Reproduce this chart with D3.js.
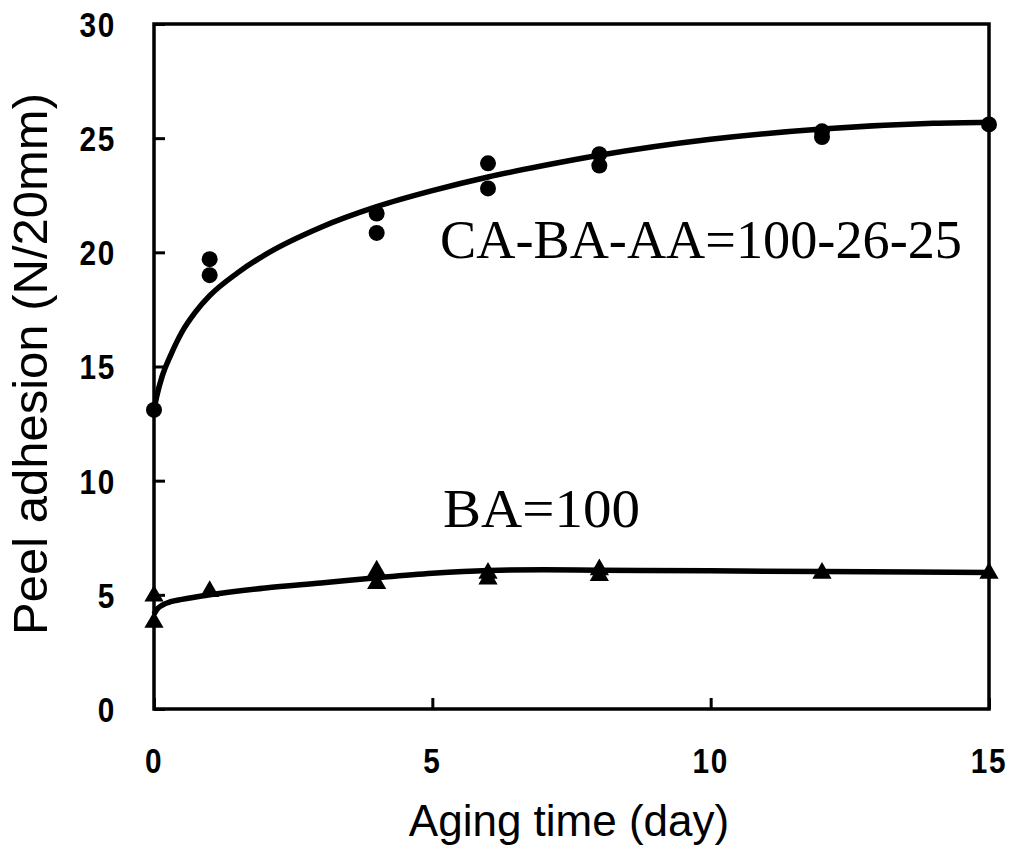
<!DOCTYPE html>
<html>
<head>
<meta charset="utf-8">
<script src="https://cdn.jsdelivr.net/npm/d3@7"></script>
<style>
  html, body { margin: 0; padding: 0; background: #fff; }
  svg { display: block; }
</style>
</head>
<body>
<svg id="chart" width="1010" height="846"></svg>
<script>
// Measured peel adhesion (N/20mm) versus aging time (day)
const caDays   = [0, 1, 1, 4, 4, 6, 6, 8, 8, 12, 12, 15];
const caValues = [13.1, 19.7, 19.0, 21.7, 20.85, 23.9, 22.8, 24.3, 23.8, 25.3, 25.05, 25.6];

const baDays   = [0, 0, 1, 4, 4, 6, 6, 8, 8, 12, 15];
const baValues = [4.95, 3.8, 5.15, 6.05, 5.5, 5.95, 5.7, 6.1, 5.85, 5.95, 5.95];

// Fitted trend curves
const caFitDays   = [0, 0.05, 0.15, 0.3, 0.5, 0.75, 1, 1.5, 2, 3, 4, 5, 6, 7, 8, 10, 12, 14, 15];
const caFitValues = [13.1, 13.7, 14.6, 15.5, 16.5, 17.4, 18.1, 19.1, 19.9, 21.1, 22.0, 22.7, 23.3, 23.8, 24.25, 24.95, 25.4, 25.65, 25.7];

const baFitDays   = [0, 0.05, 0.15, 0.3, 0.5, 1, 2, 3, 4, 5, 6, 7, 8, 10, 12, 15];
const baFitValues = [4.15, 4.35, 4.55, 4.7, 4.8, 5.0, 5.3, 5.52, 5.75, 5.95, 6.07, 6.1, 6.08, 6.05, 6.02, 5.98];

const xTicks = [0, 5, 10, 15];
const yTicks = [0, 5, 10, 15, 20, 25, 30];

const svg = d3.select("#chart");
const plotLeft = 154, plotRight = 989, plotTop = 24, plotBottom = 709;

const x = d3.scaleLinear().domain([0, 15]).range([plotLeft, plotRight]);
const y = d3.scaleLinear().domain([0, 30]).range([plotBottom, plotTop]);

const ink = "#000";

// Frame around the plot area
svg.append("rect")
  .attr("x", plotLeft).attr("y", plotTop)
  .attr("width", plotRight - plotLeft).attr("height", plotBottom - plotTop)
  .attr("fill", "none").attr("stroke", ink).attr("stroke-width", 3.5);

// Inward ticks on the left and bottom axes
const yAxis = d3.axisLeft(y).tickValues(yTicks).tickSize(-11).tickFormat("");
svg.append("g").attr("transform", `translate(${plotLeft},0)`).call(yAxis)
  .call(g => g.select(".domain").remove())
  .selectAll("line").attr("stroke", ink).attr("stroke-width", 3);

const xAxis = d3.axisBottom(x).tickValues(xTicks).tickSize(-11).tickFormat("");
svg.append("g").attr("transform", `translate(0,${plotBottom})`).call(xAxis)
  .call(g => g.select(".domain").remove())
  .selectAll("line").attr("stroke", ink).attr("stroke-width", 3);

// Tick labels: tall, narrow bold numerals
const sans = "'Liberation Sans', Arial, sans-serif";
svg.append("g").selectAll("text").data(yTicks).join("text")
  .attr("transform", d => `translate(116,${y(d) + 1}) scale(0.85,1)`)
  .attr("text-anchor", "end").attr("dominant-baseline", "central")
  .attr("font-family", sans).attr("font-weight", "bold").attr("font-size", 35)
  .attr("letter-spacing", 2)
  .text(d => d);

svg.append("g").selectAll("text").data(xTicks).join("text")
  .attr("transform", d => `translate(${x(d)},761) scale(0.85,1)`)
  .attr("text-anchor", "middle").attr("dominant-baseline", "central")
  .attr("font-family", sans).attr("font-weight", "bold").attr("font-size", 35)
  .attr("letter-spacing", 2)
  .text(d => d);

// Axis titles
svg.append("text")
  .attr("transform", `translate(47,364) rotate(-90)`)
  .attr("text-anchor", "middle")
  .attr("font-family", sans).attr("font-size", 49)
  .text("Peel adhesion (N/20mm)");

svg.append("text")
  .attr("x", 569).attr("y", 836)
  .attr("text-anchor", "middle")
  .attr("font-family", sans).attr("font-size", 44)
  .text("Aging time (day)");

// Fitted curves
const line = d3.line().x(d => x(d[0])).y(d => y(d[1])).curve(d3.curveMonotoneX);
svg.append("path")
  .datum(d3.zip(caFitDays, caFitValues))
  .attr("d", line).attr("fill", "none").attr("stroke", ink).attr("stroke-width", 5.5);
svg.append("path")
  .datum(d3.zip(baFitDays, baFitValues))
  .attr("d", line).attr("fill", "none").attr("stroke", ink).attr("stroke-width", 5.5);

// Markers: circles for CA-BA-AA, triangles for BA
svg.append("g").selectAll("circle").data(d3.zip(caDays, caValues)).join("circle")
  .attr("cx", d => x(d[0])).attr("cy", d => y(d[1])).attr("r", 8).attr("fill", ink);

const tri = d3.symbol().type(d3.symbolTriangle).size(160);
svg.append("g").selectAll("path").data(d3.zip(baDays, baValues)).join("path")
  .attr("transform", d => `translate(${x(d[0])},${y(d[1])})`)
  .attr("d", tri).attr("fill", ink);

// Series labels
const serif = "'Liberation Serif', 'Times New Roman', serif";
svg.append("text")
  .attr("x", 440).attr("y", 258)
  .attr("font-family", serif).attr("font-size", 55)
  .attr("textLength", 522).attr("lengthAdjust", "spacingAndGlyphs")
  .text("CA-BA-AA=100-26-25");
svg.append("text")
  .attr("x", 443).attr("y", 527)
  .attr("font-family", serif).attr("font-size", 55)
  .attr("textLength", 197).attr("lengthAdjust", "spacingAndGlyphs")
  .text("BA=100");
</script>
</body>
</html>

▸ **PROBLEM TO WORK ON**
Quote the listing above in full, except for the pictures.

▸ **TASK RESULT**
Reproduce this chart with D3.js.
<!DOCTYPE html>
<html>
<head>
<meta charset="utf-8">
<script src="https://cdn.jsdelivr.net/npm/d3@7"></script>
<style>
  html, body { margin: 0; padding: 0; background: #fff; }
  svg { display: block; }
</style>
</head>
<body>
<svg id="chart" width="1010" height="846"></svg>
<script>
// Measured peel adhesion (N/20mm) versus aging time (day)
const caDays   = [0, 1, 1, 4, 4, 6, 6, 8, 8, 12, 12, 15];
const caValues = [13.1, 19.7, 19.0, 21.7, 20.85, 23.9, 22.8, 24.3, 23.8, 25.3, 25.05, 25.6];

const baDays   = [0, 0, 1, 4, 4, 6, 6, 8, 8, 12, 15];
const baValues = [4.95, 3.8, 5.15, 6.05, 5.5, 5.95, 5.7, 6.1, 5.85, 5.95, 5.95];

// Fitted trend curves
const caFitDays   = [0, 0.05, 0.15, 0.3, 0.5, 0.75, 1, 1.5, 2, 3, 4, 5, 6, 7, 8, 10, 12, 14, 15];
const caFitValues = [13.1, 13.7, 14.6, 15.5, 16.5, 17.4, 18.1, 19.1, 19.9, 21.1, 22.0, 22.7, 23.3, 23.8, 24.25, 24.95, 25.4, 25.65, 25.7];

const baFitDays   = [0, 0.05, 0.15, 0.3, 0.5, 1, 2, 3, 4, 5, 6, 7, 8, 10, 12, 15];
const baFitValues = [4.15, 4.35, 4.55, 4.7, 4.8, 5.0, 5.3, 5.52, 5.75, 5.95, 6.07, 6.1, 6.08, 6.05, 6.02, 5.98];

const xTicks = [0, 5, 10, 15];
const yTicks = [0, 5, 10, 15, 20, 25, 30];

const svg = d3.select("#chart");
const plotLeft = 154, plotRight = 989, plotTop = 24, plotBottom = 709;

const x = d3.scaleLinear().domain([0, 15]).range([plotLeft, plotRight]);
const y = d3.scaleLinear().domain([0, 30]).range([plotBottom, plotTop]);

const ink = "#000";

// Frame around the plot area
svg.append("rect")
  .attr("x", plotLeft).attr("y", plotTop)
  .attr("width", plotRight - plotLeft).attr("height", plotBottom - plotTop)
  .attr("fill", "none").attr("stroke", ink).attr("stroke-width", 3.5);

// Inward ticks on the left and bottom axes
const yAxis = d3.axisLeft(y).tickValues(yTicks).tickSize(-11).tickFormat("");
svg.append("g").attr("transform", `translate(${plotLeft},0)`).call(yAxis)
  .call(g => g.select(".domain").remove())
  .selectAll("line").attr("stroke", ink).attr("stroke-width", 3);

const xAxis = d3.axisBottom(x).tickValues(xTicks).tickSize(-11).tickFormat("");
svg.append("g").attr("transform", `translate(0,${plotBottom})`).call(xAxis)
  .call(g => g.select(".domain").remove())
  .selectAll("line").attr("stroke", ink).attr("stroke-width", 3);

// Tick labels: tall, narrow bold numerals
const sans = "'Liberation Sans', Arial, sans-serif";
svg.append("g").selectAll("text").data(yTicks).join("text")
  .attr("transform", d => `translate(116,${y(d) + 1}) scale(0.85,1)`)
  .attr("text-anchor", "end").attr("dominant-baseline", "central")
  .attr("font-family", sans).attr("font-weight", "bold").attr("font-size", 35)
  .attr("letter-spacing", 2)
  .text(d => d);

svg.append("g").selectAll("text").data(xTicks).join("text")
  .attr("transform", d => `translate(${x(d)},761) scale(0.85,1)`)
  .attr("text-anchor", "middle").attr("dominant-baseline", "central")
  .attr("font-family", sans).attr("font-weight", "bold").attr("font-size", 35)
  .attr("letter-spacing", 2)
  .text(d => d);

// Axis titles
svg.append("text")
  .attr("transform", `translate(47,364) rotate(-90)`)
  .attr("text-anchor", "middle")
  .attr("font-family", sans).attr("font-size", 49)
  .text("Peel adhesion (N/20mm)");

svg.append("text")
  .attr("x", 569).attr("y", 836)
  .attr("text-anchor", "middle")
  .attr("font-family", sans).attr("font-size", 44)
  .text("Aging time (day)");

// Fitted curves
const line = d3.line().x(d => x(d[0])).y(d => y(d[1])).curve(d3.curveMonotoneX);
svg.append("path")
  .datum(d3.zip(caFitDays, caFitValues))
  .attr("d", line).attr("fill", "none").attr("stroke", ink).attr("stroke-width", 5.5);
svg.append("path")
  .datum(d3.zip(baFitDays, baFitValues))
  .attr("d", line).attr("fill", "none").attr("stroke", ink).attr("stroke-width", 5.5);

// Markers: circles for CA-BA-AA, triangles for BA
svg.append("g").selectAll("circle").data(d3.zip(caDays, caValues)).join("circle")
  .attr("cx", d => x(d[0])).attr("cy", d => y(d[1])).attr("r", 8).attr("fill", ink);

const tri = d3.symbol().type(d3.symbolTriangle).size(160);
svg.append("g").selectAll("path").data(d3.zip(baDays, baValues)).join("path")
  .attr("transform", d => `translate(${x(d[0])},${y(d[1])})`)
  .attr("d", tri).attr("fill", ink);

// Series labels
const serif = "'Liberation Serif', 'Times New Roman', serif";
svg.append("text")
  .attr("x", 440).attr("y", 258)
  .attr("font-family", serif).attr("font-size", 55)
  .attr("textLength", 522).attr("lengthAdjust", "spacingAndGlyphs")
  .text("CA-BA-AA=100-26-25");
svg.append("text")
  .attr("x", 443).attr("y", 527)
  .attr("font-family", serif).attr("font-size", 55)
  .attr("textLength", 197).attr("lengthAdjust", "spacingAndGlyphs")
  .text("BA=100");
</script>
</body>
</html>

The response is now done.